Van Overtveldt © Belga

La Belgique a bien violé les sanctions de l’ONU sur les fonds libyens

Thierry Denoël
Thierry Denoël Journaliste au Vif

Les experts de l’ONU qui se sont rendus en Belgique, en mai dernier, ont conclu que le gouvernement n’avait pas respecté les sanctions décrétées par l’ONU en 2011, concernant les avoirs gelés de Kadhafi. Une claque pour le gouvernement belge qui prétendait le contraire…

Le Vif/L’Express l’avait dévoilé en juin dernier. Une délégation du comité des sanctions du Conseil de sécurité de l’ONU s’est rendue en Belgique, au mois de mai dernier, pour enquêter sur les fonds libyens gelés, ces fameux milliards qui appartenait au clan Kadhafi et que les Nations Unies ont décidé de mettre au frigo après la révolution libyenne de 2011. En Belgique, plus de 14 milliards d’euros ont ainsi été gelés, la majeure partie se trouvant chez Euroclear Bank, le coffre fort des banques de la planète, dont le siège se trouve à Bruxelles.

La délégation du comité des sanctions de l’ONU s’intéressait, selon nos informations, aux milliards « évaporés » chez Euroclear. En effet, lorsque le juge d’instruction Michel Claise a opéré une saisie sur le magot libyen en 2017, Euroclear Bank n’a signifié, dans sa déclaration de tiers-saisi, que 5 milliards sur ses comptes… Le magistrat avait ouvert une enquête pour blanchiment sur ces milliards, suite à une plainte d’une ex-ASBL du Prince Laurent en litige avec la Libye (Le Vif-L’Express du 8 février 2018). Les experts de l’ONU sont venus le voir pour comprendre où étaient passés l’argent.

Ils s’intéressaient aussi aux intérêts et dividendes engendrés par les capitaux libyens gelés – environ 300 millions d’euros par an – et qui ont été libérés par Euroclear pour le compte du fonds souverain Lybian Investment Authority (LIA). En amont, c’est le gouvernement, responsable auprès du comité des sanctions de l’ONU, qui a du autoriser la libération de ces intérêts. Le ministre des Finances Van Overtveldt, qui se base sur les avis de la Trésorerie, l’a répété devant le Parlement. Le hic, c’est que la Belgique n’interprète pas le dégel des intérêts et dividendes générés par les fonds gelés de la même manière que d’autres Etats européens.

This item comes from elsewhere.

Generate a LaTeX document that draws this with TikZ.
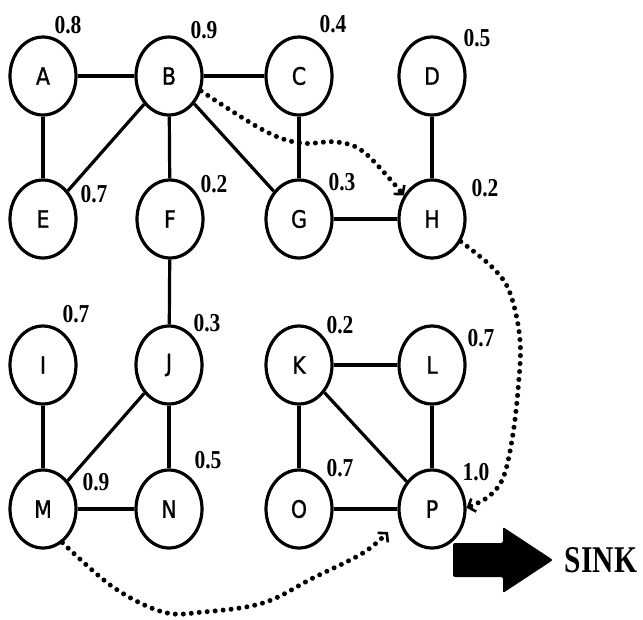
\documentclass[tikz,border=0pt]{standalone}
\usepackage{graphicx}
\usepackage{fontspec}
\setmainfont{Liberation Serif}
\newfontfamily\nodefont[FakeBold=1.2]{DejaVu Sans}
\usetikzlibrary{arrows.meta,shapes.geometric}
\newcommand\vstr[1]{\scalebox{1}[1.17]{#1}}
\newcommand\wstr[1]{\scalebox{1}[1.2]{#1}}
\begin{document}
\begin{tikzpicture}[x=1pt,y=-1pt,
  vert/.style={ellipse,draw,line width=3.2pt,minimum width=66pt,minimum height=78pt,inner sep=0pt,font=\nodefont\fontsize{20.5}{21}\selectfont},
  edge/.style={line width=3.2pt},
  wt/.style={font=\bfseries\fontsize{21.5}{22}\selectfont,inner sep=0pt},
  route/.style={line width=5pt,line cap=round,dash pattern=on 0pt off 8pt,
    -{Straight Barb[length=6pt,width=14pt,line width=2.6pt]}}]
\useasboundingbox (0,0) rectangle (643,619);
% vertices
\node[vert] (A) at (43,76) {\vstr{A}};
\node[vert] (B) at (169,76) {\vstr{B}};
\node[vert] (C) at (299,76) {\vstr{C}};
\node[vert] (D) at (432,76) {\vstr{D}};
\node[vert] (E) at (43,219) {\vstr{E}};
\node[vert] (F) at (170,219) {\vstr{F}};
\node[vert] (G) at (299,219) {\vstr{G}};
\node[vert] (H) at (432,219) {\vstr{H}};
\node[vert] (I) at (43,365) {\vstr{I}};
\node[vert] (J) at (169,365) {\vstr{J}};
\node[vert] (K) at (299,365) {\vstr{K}};
\node[vert] (L) at (432,365) {\vstr{L}};
\node[vert] (M) at (43,509) {\vstr{M}};
\node[vert] (N) at (169,509) {\vstr{N}};
\node[vert] (O) at (299,509) {\vstr{O}};
\node[vert] (P) at (432,509) {\vstr{P}};
% weights
\node[wt] (wA) at (68,25) {\wstr{0.8}};
\node[wt] (wB) at (204,30) {\wstr{0.9}};
\node[wt] (wC) at (333,24) {\wstr{0.4}};
\node[wt] (wD) at (477,38) {\wstr{0.5}};
\node[wt] (wE) at (94,194) {\wstr{0.7}};
\node[wt] (wF) at (214,184) {\wstr{0.2}};
\node[wt] (wG) at (342,182) {\wstr{0.3}};
\node[wt] (wH) at (485,188) {\wstr{0.2}};
\node[wt] (wI) at (76,314) {\wstr{0.7}};
\node[wt] (wJ) at (207,323) {\wstr{0.3}};
\node[wt] (wK) at (340,325) {\wstr{0.2}};
\node[wt] (wL) at (481,338) {\wstr{0.7}};
\node[wt] (wM) at (96,482) {\wstr{0.9}};
\node[wt] (wN) at (208,460) {\wstr{0.5}};
\node[wt] (wO) at (340,468) {\wstr{0.7}};
\node[wt] (wP) at (476,472) {\wstr{1.0}};
% edges
\draw[edge] (A) -- (B);
\draw[edge] (B) -- (C);
\draw[edge] (A) -- (E);
\draw[edge] (B) -- (E);
\draw[edge] (B) -- (F);
\draw[edge] (B) -- (G);
\draw[edge] (C) -- (G);
\draw[edge] (G) -- (H);
\draw[edge] (D) -- (H);
\draw[edge] (F) -- (J);
\draw[edge] (I) -- (M);
\draw[edge] (J) -- (M);
\draw[edge] (J) -- (N);
\draw[edge] (M) -- (N);
\draw[edge] (K) -- (L);
\draw[edge] (K) -- (O);
\draw[edge] (K) -- (P);
\draw[edge] (L) -- (P);
\draw[edge] (O) -- (P);
% routes
\draw[route] plot[smooth,tension=0.6] coordinates {(B.-25) (263,130) (300,143) (337,142) (365,153) (H.140)};
\draw[route] plot[smooth,tension=0.6] coordinates {(H.-38) (493,268) (510,293) (520,340) (518,390) (512,440) (503,478) (488,497) (P.2)};
\coordinate (mpEnd) at (388,532);
\draw[route] plot[smooth,tension=0.6] coordinates {(M.-60) (113,587) (163,612) (203,612) (263,603) (313,578) (363,553) (mpEnd)};
% sink arrow
\fill[rounded corners=2pt] (453,543) -- (503,543) -- (503,527) -- (553,560) -- (503,593) -- (503,577) -- (453,577) -- cycle;
\node[font=\bfseries\fontsize{29.5}{30}\selectfont,inner sep=0pt] (sink) at (601,560) {\scalebox{1}[1.28]{SINK}};
\end{tikzpicture}
\end{document}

Or nous avons révélé que, déjà en 2012, 235 millions d’euros ont quitté les comptes gelés chez Euroclear. Les années suivantes, les montants ont dépassé les 300 millions. Selon les experts spécialisés de l’ONU qui viennent de rendre leur rapport, cela s’est fait en violation totale des sanctions de l’ONU. « Le Groupe d ‘experts estime que ces versements d ‘intérêts et autres rémunérations ne sont pas en conformité avec le gel des avoirs », dit le rapport, publié ce septembre (page 50). Et d’ajouter : « Le fait de mettre les intérêts et autres rémunérations à la libre disposition de la Libyan Investment Authority va à l ‘encontre du régime des sanctions. De plus, au vu de l ‘instabilité qui règne dans le pays, de l’existence de différends portant sur l’autorité de la Libyan Investment Authority et de l’absence de mécanisme de surveillance, cette situation peut engendrer des malversations ou des détournements de fonds. »

On peut, en effet, se demander dans quelles mains les intérêts et dividendes libérés par la Belgique (300 millions par an, depuis 2011 !) ont atterris. La Trésorerie a-t-elle bien vérifié que cet argent ne retournait pas vers d’anciens proches de Kadhafi ? Déjà interrogé sur le sujet au Parlement, Van Overtveldt s’est retranché derrière le règlement UE traduisant les mesures onusiennes, selon lesquelles le SPF Finances ne peut fournir d’information qu’à la Commission européenne. Un manque de transparence qui, fort du rapport des experts du Comité des sanctions, devient intenable.

Reste la question des milliards « évaporés » chez Euroclear lors de la perquisition de Claise. Le groupe d’experts l’évoque dans son rapport en spécifiant que « la banque dépositaire a indiqué que d’après elle, la saisie n’était pas directement liée au gel des avoirs ». La justice ne semble pas avoir la même interprétation… Pour l’instant, le mystère reste donc entier.